And, now that I have explored the unconscious stuff around that, I am able to start cooking. I have started cooking actually: I work until after midday tomorrow, and when you hear the menu, you will understand why there is an enamelled cast iron pot with soffrito slowly caramelising in my kitchen as I write here…a whole day before my guests arrive.

The menu was inspired by a gift, an offering almost, of a shoulder of Springbok, hunted by this ex husband, which he gave me, vacuum packed and frozen, from his freezer a couple of weeks ago.

So, to start we will have bruscetta: toasted, sliced ciabbata rubbed with garlic, with heaps of oven roasted baby romano tomatoes(which are also slowly being cooked in the oven as we speak), and thinly sliced coppa….The coppa( bought on my behalf by my the same ex who will be here) directly from where it is made by Roberto of Fama: he has been buying that and chourico there for years…

Then, a venison ragu with papardelle, followed by pannacotta with fresh berries: blueberries, blackberries and raspberries steeped in marsala, and maybe a touch of cinnamon, and honey(the way I had it recenly, or almost the way a good friend made it: he added aloe juice)….I will make the papardelle myself: tomorrow afternoon after I have put the pannacotta into the fridge to set. I will have just enough time to do that…

I hope it does not rain: I will set a long table out in the pretty courtyard at the back, the french doors of my kitchen flung open….a tablecloth which was a gift from my beloved mom draped over it, sparkling wine cooling in a silver (plated, sigh!!) bucket, glasses catching the flicker of candles…. Flowers, probably roses….I think at least half the pleasure I derive from cooking for people is from the planning… and the picture I create in my head of what I’d like to present them with…

I have not cooked venison in years: I grew up with a hunting-fishing kind of father (and therefore brothers) and a mother who did not mind getting up to her elbows in processing game carcasses…I remember my father coming back from hunting trips, smelling of wood smoke and two or three days stubble on his face and cigarettes and faint sweet alcohol (brandy and coke) on his breath as he kissed me hello, a carcass over his shoulders, literally flinging it, skinned and gutted onto the kitchen table.

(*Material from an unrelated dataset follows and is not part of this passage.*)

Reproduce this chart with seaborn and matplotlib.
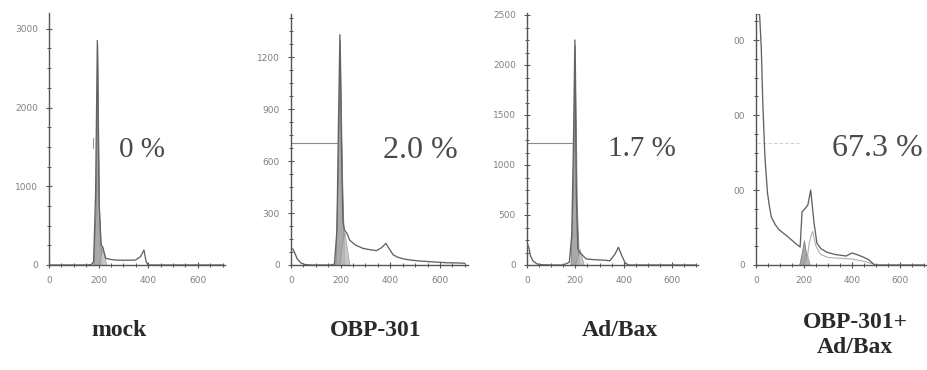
import matplotlib
matplotlib.use("Agg")
import matplotlib.pyplot as plt
import seaborn as sns
import pandas as pd
from matplotlib.ticker import MultipleLocator, AutoMinorLocator

sns.set_style("ticks")
plt.rcParams['font.family'] = ['DejaVu Sans']

# ---------------- data ----------------
panel_names = ["mock", "OBP-301", "Ad/Bax", "OBP-301+\nAd/Bax"]
percent_labels = ["0 %", "2.0 %", "1.7 %", "67.3 %"]

mock_ch = [0, 50, 100, 150, 170, 180, 188, 195, 202, 210, 216, 229, 250, 269, 300, 349, 369, 383, 392, 400, 450, 500, 600, 700]
mock_ct = [0, 0, 0, 0, 5, 40, 900, 2850, 800, 260, 232, 84, 70, 63, 60, 63, 105, 190, 42, 0, 0, 0, 0, 0]
mock_g1_ch = [178, 188, 195, 202, 212]
mock_g1_ct = [0, 700, 2800, 700, 0]
mock_sh_ch = [200, 210, 216, 224, 232]
mock_sh_ct = [0, 150, 230, 100, 0]

obp_ch = [0, 8, 15, 25, 40, 55, 80, 120, 160, 175, 185, 191, 197, 203, 209, 216, 226, 236, 260, 290, 320, 344, 365, 382, 395, 412, 430, 453, 490, 520, 570, 628, 670, 700]
obp_ct = [95, 92, 70, 35, 12, 3, 0, 0, 0, 5, 200, 800, 1330, 700, 250, 200, 182, 144, 115, 96, 88, 83, 100, 125, 95, 58, 45, 35, 27, 23, 18, 13, 12, 10]
obp_g1_ch = [178, 188, 197, 206, 215]
obp_g1_ct = [0, 500, 1300, 500, 0]
obp_sh_ch = [195, 205, 215, 225, 235]
obp_sh_ct = [0, 120, 190, 100, 0]

adbax_ch = [0, 3, 8, 14, 25, 42, 60, 100, 150, 175, 185, 192, 198, 204, 210, 220, 231, 245, 280, 320, 343, 364, 378, 392, 406, 420, 500, 600, 700]
adbax_ct = [210, 205, 170, 93, 40, 10, 3, 0, 0, 27, 300, 1200, 2250, 700, 160, 120, 93, 60, 53, 48, 43, 110, 177, 93, 20, 0, 0, 0, 0]
adbax_g1_ch = [180, 190, 198, 206, 215]
adbax_g1_ct = [0, 800, 2200, 600, 0]
adbax_sh_ch = [200, 210, 218, 226, 235]
adbax_sh_ct = [0, 100, 160, 80, 0]

combo_ch = [8, 15, 22, 28, 36, 40, 48, 56, 64, 80, 96, 112, 128, 146, 164, 184, 192, 204, 216, 228, 242, 254, 270, 296, 330, 376, 400, 420, 444, 470, 484, 496, 540, 600, 700]
combo_ct = [335, 334, 290, 220, 153, 131, 96, 78, 64, 54, 47, 43, 39, 34, 29, 24, 71, 75, 80, 100, 56, 29, 22, 17, 14, 12, 16, 14, 11, 7, 3, 0, 0, 0, 0]
combo_g1_ch = [180, 190, 200, 210, 220]
combo_g1_ct = [0, 15, 33, 12, 0]
combo_sh_ch = [198, 206, 212, 218, 225]
combo_sh_ct = [0, 8, 15, 8, 0]
combo_fit_ch = [210, 222, 236, 250, 270, 300, 350, 400, 450, 500]
combo_fit_ct = [0, 30, 45, 25, 14, 10, 9, 8, 5, 0]

yticks_list = [[0, 1000, 2000, 3000], [0, 300, 600, 900, 1200],
               [0, 500, 1000, 1500, 2000, 2500], [0, 100, 200, 300]]
ytick_labels = [["0", "1000", "2000", "3000"], ["0", "300", "600", "900", "1200"],
                ["0", "500", "1000", "1500", "2000", "2500"], ["0", "00", "00", "00"]]
xticks = [0, 200, 400, 600]

# ---------------- layout ----------------
W, H = 928, 370
fig = plt.figure(figsize=(W / 100, H / 100), dpi=100)

boxes = [(49, 225, 265, 13), (291, 468, 265, 14), (527, 698, 265, 13), (756, 928, 265, 14)]
xlims = [(0, 710), (0, 713), (0, 707), (0, 717)]
ylims = [(0, 3200), (0, 1450), (0, 2520), (0, 335)]

series = [
    (mock_ch, mock_ct, mock_g1_ch, mock_g1_ct, mock_sh_ch, mock_sh_ct),
    (obp_ch, obp_ct, obp_g1_ch, obp_g1_ct, obp_sh_ch, obp_sh_ct),
    (adbax_ch, adbax_ct, adbax_g1_ch, adbax_g1_ct, adbax_sh_ch, adbax_sh_ct),
    (combo_ch, combo_ct, combo_g1_ch, combo_g1_ct, combo_sh_ch, combo_sh_ct),
]

line_col = "#626262"
axis_col = "#555555"

axes = []
for i, (l, r, b, t) in enumerate(boxes):
    ax = fig.add_axes([l / W, 1 - b / H, (r - l) / W, (b - t) / H])
    axes.append(ax)
    ch, ct, gch, gct, sch, sct = series[i]
    ax.fill_between(gch, gct, color="#9a9a9a", alpha=0.85, lw=0.6, edgecolor="#707070", zorder=2)
    ax.fill_between(sch, sct, color="#bcbcbc", alpha=0.8, lw=0.5, edgecolor="#8a8a8a", zorder=2)
    df = pd.DataFrame({"channel": ch, "count": ct})
    sns.lineplot(data=df, x="channel", y="count", ax=ax, color=line_col, lw=0.95, zorder=3)
    ax.set_xlim(*xlims[i])
    ax.set_ylim(*ylims[i])
    ax.set_xlabel("")
    ax.set_ylabel("")
    ax.set_xticks(xticks)
    ax.set_xticklabels([str(v) for v in xticks])
    ax.set_yticks(yticks_list[i])
    ax.set_yticklabels(ytick_labels[i])
    ax.xaxis.set_minor_locator(MultipleLocator(50))
    ax.yaxis.set_minor_locator(AutoMinorLocator(4))
    ax.tick_params(which="major", direction="inout", length=4, width=0.8, colors=axis_col,
                   labelsize=6.5, labelcolor="#808080", pad=6)
    ax.tick_params(which="minor", direction="inout", length=2.5, width=0.7, colors=axis_col)
    for s in ["top", "right"]:
        ax.spines[s].set_visible(False)
    for s in ["left", "bottom"]:
        ax.spines[s].set_color(axis_col)
        ax.spines[s].set_linewidth(1.0)
    ax.patch.set_alpha(0)

# extra fitted curve in combination panel
sns.lineplot(x=combo_fit_ch, y=combo_fit_ct, ax=axes[3], color="#b0b0b0", lw=0.8, zorder=2)

# gate markers
axes[0].plot([177, 177], [1490, 1610], color="#9a9a9a", lw=0.8)
axes[1].plot([0, 185], [704, 704], color="#8a8a8a", lw=0.8)
axes[2].plot([0, 185], [1220, 1220], color="#8a8a8a", lw=0.8)
axes[3].plot([5, 185], [163, 163], color="#d0d0d0", lw=0.8, ls=(0, (3, 2)))

# percent labels
pct_pos = [(142, 150), (420, 150), (642, 149), (877, 148)]
pct_size = [21, 23, 21, 23]
for (x, y), txt, fs in zip(pct_pos, percent_labels, pct_size):
    fig.text(x / W, 1 - y / H, txt, ha="center", va="center", fontsize=fs,
             family=["Liberation Serif"], color="#4a4a4a")

# bottom labels
name_pos = [(119, 331), (376, 331), (620, 331), (855, 335)]
for (x, y), txt in zip(name_pos, panel_names):
    fig.text(x / W, 1 - y / H, txt, ha="center", va="center", fontsize=17,
             family=["Liberation Serif"], fontweight="bold", color="#2a2a2a",
             linespacing=1.25)

fig.savefig("out.png", dpi=100)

My mom would process the meat: biltong cuts steeped in a special brine and spice mix in an enamel bath which used to be a baby’s bath(I even probably was bathed in it before it took on another incarnation), and then mincing the other meat for dried wors, her mincer clamped to the same table… and the next day that smell which I cannot to this day tolerate would permeate house: of the last bits of flesh being cooked from the bones to make venison pie with.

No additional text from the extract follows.